- **Written exercise**: Write out again, exactly as they appear, the lines from the line with "Clone this chart in Apache ECharts." through the line with "const rightTicks = [0, 0.5, 1];". Do not include any pictures.

[START OF Record list]

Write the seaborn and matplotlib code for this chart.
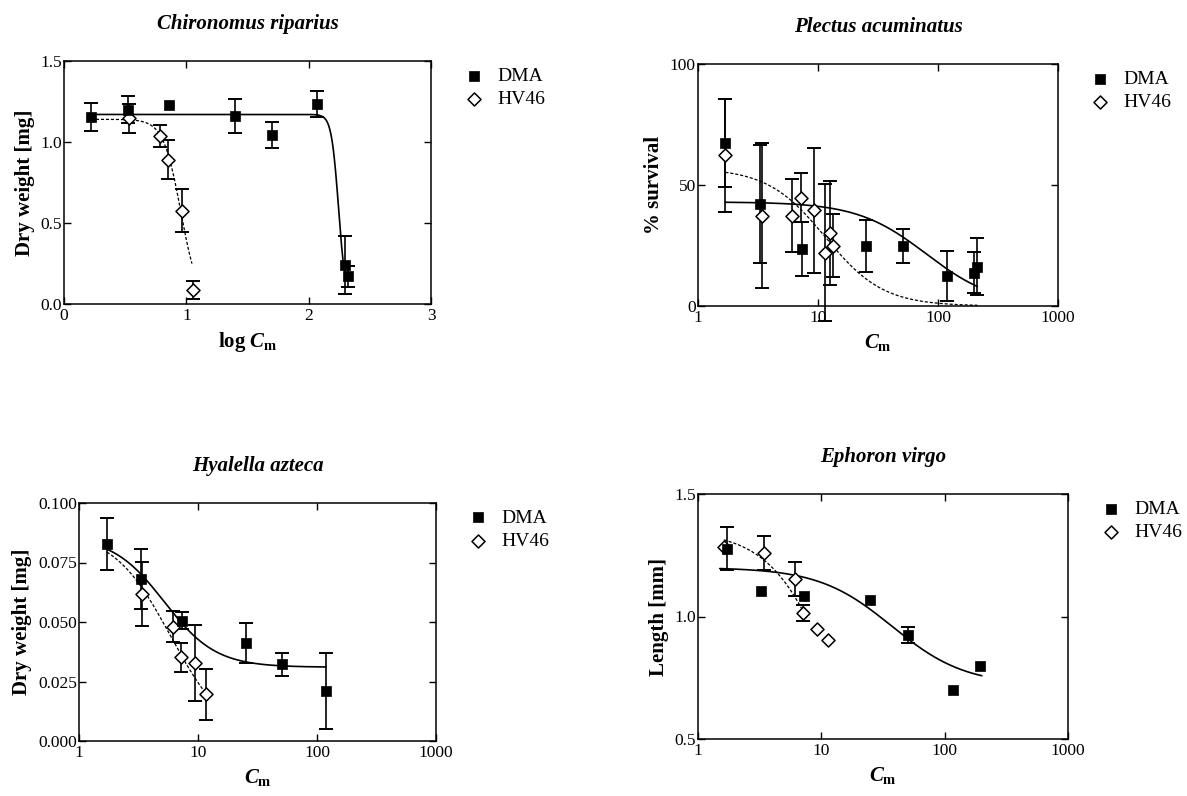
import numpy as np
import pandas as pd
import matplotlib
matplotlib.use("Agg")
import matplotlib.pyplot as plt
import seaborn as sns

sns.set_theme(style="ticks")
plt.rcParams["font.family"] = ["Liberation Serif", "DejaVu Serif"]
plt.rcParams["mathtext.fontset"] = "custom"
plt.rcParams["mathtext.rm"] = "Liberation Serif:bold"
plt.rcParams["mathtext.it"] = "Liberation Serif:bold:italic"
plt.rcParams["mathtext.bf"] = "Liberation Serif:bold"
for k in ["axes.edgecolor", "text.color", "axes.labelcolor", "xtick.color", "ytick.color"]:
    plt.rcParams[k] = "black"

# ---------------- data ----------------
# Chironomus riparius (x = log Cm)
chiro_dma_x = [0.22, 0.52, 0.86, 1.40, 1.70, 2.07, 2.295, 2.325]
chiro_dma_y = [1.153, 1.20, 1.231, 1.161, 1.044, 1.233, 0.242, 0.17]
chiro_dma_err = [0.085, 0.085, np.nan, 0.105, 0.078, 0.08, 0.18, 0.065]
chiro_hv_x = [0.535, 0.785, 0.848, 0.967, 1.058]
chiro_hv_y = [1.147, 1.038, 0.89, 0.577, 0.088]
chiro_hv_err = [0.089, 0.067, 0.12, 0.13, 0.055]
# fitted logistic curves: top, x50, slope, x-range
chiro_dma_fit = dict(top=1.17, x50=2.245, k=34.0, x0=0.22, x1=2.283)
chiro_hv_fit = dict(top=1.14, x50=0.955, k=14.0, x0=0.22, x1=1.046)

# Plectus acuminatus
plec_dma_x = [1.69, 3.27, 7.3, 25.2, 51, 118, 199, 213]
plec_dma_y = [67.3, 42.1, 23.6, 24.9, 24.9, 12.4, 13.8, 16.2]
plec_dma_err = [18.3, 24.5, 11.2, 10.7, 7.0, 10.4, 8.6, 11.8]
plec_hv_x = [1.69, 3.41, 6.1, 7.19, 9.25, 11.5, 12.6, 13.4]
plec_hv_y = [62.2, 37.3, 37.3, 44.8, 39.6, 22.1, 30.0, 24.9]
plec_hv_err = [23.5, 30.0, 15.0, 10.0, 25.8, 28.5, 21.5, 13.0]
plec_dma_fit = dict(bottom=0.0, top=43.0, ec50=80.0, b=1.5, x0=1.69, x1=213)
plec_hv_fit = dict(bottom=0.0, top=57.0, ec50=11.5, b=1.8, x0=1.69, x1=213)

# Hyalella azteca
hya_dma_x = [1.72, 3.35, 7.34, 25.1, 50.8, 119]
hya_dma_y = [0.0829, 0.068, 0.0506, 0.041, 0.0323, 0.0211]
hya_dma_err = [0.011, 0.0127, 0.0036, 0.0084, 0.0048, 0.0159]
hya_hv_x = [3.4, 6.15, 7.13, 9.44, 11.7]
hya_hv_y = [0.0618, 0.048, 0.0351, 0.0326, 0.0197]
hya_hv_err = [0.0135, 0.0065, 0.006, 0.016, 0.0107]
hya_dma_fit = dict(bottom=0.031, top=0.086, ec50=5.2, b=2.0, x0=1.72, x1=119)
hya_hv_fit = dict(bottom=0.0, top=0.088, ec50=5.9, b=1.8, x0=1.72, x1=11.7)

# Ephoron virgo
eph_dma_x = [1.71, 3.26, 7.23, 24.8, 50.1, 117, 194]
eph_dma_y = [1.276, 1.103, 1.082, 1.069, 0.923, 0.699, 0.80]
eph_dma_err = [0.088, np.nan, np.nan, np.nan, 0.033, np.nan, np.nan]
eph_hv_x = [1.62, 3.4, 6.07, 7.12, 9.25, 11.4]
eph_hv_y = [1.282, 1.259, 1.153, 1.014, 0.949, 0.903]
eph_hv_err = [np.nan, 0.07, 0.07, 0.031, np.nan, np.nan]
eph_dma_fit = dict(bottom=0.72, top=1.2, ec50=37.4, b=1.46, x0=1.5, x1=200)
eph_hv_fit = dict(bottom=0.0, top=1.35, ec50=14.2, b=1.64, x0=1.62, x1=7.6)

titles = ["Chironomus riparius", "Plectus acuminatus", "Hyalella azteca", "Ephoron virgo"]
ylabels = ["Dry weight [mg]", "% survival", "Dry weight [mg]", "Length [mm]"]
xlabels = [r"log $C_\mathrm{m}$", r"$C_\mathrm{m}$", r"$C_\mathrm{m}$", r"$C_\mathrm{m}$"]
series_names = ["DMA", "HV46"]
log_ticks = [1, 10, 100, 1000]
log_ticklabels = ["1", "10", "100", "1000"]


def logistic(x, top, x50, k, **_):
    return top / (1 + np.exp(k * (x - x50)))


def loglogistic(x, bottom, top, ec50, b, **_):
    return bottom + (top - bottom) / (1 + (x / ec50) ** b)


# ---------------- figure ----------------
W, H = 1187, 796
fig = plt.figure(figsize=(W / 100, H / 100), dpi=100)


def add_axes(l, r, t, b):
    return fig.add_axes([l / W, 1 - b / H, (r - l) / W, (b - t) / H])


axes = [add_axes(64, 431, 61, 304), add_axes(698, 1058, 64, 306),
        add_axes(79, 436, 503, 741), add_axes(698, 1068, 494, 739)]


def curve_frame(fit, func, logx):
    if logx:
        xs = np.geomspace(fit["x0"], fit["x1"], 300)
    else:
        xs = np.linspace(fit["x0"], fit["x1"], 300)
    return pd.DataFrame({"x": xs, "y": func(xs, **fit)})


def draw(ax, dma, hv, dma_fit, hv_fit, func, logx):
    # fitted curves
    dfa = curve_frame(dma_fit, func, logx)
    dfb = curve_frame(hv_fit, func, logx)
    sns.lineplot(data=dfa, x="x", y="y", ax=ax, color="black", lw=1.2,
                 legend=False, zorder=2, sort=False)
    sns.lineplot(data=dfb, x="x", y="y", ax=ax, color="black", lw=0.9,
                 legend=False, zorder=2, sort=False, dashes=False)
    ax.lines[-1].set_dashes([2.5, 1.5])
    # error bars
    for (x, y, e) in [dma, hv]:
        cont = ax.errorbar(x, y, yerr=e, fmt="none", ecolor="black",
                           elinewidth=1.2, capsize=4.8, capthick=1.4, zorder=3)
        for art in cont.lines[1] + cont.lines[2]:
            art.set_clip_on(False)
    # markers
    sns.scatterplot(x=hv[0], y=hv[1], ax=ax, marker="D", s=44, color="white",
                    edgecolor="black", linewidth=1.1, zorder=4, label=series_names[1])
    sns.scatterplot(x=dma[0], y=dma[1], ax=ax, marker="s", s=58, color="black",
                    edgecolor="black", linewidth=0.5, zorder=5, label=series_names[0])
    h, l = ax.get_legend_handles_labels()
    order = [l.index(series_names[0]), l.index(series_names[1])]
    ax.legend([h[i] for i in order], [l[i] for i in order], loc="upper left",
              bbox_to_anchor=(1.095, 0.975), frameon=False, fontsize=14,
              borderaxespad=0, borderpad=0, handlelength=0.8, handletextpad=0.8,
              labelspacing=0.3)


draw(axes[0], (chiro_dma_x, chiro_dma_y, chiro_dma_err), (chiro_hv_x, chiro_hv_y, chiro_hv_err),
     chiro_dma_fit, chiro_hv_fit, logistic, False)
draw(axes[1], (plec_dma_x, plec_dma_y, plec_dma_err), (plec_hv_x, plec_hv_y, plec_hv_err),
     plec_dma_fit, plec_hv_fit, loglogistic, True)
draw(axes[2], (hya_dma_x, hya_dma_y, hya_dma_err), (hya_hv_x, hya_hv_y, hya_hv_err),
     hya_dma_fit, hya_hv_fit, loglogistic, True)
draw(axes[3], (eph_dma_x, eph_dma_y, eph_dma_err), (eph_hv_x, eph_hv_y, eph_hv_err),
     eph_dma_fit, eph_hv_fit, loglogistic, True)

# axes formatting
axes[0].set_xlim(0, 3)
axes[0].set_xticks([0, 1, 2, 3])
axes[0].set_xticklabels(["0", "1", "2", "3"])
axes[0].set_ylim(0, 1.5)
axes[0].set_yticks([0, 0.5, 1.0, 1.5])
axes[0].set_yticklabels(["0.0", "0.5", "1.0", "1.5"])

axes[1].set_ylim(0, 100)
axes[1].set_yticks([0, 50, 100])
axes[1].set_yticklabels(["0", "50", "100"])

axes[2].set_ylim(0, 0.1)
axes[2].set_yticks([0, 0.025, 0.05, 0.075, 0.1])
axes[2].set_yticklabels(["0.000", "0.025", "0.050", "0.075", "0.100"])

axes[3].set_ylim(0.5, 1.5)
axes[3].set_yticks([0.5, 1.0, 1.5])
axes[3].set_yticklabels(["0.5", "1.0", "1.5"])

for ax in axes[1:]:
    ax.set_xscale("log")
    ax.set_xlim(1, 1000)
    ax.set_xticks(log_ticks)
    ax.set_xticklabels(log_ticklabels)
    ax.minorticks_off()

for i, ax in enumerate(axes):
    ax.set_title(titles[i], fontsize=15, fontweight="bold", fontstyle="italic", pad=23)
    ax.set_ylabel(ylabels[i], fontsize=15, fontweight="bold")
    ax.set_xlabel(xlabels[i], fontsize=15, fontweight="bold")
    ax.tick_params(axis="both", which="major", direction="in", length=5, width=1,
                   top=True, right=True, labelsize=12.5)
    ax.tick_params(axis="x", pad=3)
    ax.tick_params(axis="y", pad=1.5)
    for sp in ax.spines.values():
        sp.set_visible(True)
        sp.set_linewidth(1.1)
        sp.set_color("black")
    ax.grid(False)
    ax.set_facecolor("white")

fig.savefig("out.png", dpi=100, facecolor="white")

[END OF Record list]
[START OF Record list]

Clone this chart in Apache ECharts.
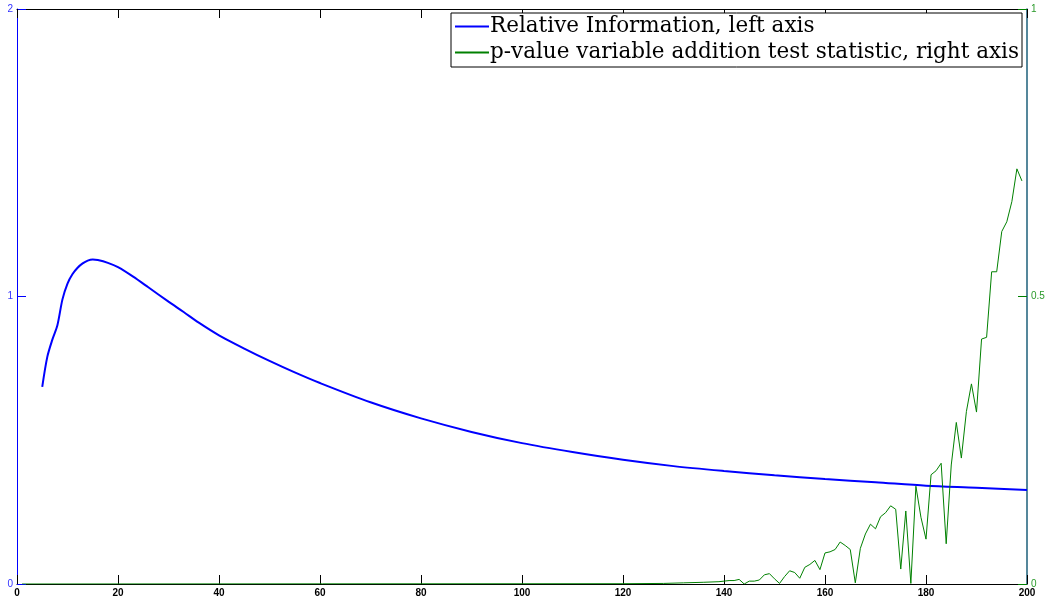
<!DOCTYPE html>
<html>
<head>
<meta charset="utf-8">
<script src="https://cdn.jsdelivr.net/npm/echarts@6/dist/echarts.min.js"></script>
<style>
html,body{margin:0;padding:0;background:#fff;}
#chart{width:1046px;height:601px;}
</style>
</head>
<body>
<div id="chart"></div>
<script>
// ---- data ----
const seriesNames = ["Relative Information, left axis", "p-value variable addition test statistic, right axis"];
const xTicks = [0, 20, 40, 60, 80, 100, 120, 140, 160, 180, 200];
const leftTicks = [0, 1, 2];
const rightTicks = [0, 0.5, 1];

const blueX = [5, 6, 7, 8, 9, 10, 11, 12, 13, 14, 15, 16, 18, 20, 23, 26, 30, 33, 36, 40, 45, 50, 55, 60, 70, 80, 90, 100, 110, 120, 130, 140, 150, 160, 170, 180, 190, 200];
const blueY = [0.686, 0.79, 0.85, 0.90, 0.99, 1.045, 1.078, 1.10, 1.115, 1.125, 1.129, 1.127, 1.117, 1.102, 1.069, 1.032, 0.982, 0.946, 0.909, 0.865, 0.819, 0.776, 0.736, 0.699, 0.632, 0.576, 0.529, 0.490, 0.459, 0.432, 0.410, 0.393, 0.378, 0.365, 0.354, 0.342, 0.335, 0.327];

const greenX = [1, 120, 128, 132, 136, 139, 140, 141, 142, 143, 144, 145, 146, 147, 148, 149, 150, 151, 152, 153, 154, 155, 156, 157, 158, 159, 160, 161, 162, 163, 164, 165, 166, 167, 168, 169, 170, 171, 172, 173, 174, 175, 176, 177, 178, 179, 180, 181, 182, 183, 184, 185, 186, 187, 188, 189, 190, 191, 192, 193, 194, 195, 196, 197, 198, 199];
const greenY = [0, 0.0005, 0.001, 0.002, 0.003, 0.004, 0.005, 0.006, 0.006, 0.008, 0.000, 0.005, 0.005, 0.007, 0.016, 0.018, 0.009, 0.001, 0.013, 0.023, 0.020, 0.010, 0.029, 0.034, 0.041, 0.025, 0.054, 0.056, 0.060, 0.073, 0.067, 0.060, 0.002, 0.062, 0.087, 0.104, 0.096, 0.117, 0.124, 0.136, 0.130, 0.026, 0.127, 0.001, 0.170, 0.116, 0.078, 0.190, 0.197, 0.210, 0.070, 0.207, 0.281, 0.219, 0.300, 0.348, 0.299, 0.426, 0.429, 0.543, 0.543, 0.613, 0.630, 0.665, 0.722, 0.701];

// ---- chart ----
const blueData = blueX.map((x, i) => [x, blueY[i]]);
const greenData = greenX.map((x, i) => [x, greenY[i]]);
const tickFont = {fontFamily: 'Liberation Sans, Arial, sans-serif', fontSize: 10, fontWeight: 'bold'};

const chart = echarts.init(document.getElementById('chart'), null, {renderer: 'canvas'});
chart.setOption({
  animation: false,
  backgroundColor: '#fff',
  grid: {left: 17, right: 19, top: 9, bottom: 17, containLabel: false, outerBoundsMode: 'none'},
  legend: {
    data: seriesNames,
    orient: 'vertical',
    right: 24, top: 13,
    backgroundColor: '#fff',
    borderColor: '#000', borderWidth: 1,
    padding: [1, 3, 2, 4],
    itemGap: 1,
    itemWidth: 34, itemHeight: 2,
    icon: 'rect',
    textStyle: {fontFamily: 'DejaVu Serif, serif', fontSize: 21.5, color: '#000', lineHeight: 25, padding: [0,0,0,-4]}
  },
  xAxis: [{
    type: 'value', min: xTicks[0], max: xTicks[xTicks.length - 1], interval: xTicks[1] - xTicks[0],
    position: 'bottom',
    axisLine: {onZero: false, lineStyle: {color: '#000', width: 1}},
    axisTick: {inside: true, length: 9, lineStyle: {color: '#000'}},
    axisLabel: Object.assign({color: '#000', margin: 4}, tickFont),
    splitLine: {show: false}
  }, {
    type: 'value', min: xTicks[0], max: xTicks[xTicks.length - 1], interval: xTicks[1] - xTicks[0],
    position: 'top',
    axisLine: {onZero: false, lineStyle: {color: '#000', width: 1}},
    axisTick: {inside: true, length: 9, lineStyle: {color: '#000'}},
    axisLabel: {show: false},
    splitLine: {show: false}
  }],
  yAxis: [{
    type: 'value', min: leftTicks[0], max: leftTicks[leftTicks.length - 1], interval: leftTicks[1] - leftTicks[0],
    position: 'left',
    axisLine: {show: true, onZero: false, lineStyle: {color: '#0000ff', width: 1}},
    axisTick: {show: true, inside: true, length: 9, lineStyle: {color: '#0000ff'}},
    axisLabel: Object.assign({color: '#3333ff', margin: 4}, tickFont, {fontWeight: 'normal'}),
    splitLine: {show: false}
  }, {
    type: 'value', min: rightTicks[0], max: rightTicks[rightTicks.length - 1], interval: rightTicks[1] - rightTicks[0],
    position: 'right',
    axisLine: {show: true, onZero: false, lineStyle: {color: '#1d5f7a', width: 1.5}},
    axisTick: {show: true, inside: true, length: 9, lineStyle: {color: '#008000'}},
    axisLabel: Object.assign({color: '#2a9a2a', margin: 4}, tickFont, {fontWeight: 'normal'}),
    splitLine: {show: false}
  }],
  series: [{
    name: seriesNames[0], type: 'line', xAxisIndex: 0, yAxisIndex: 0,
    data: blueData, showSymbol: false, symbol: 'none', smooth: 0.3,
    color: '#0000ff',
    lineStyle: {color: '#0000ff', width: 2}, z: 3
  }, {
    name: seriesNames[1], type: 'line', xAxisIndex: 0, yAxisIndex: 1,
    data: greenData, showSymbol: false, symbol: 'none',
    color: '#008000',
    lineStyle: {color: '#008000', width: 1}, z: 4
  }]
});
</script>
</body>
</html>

[END OF Record list]

- **Final result**:
Clone this chart in Apache ECharts.
<!DOCTYPE html>
<html>
<head>
<meta charset="utf-8">
<script src="https://cdn.jsdelivr.net/npm/echarts@6/dist/echarts.min.js"></script>
<style>
html,body{margin:0;padding:0;background:#fff;}
#chart{width:1046px;height:601px;}
</style>
</head>
<body>
<div id="chart"></div>
<script>
// ---- data ----
const seriesNames = ["Relative Information, left axis", "p-value variable addition test statistic, right axis"];
const xTicks = [0, 20, 40, 60, 80, 100, 120, 140, 160, 180, 200];
const leftTicks = [0, 1, 2];
const rightTicks = [0, 0.5, 1];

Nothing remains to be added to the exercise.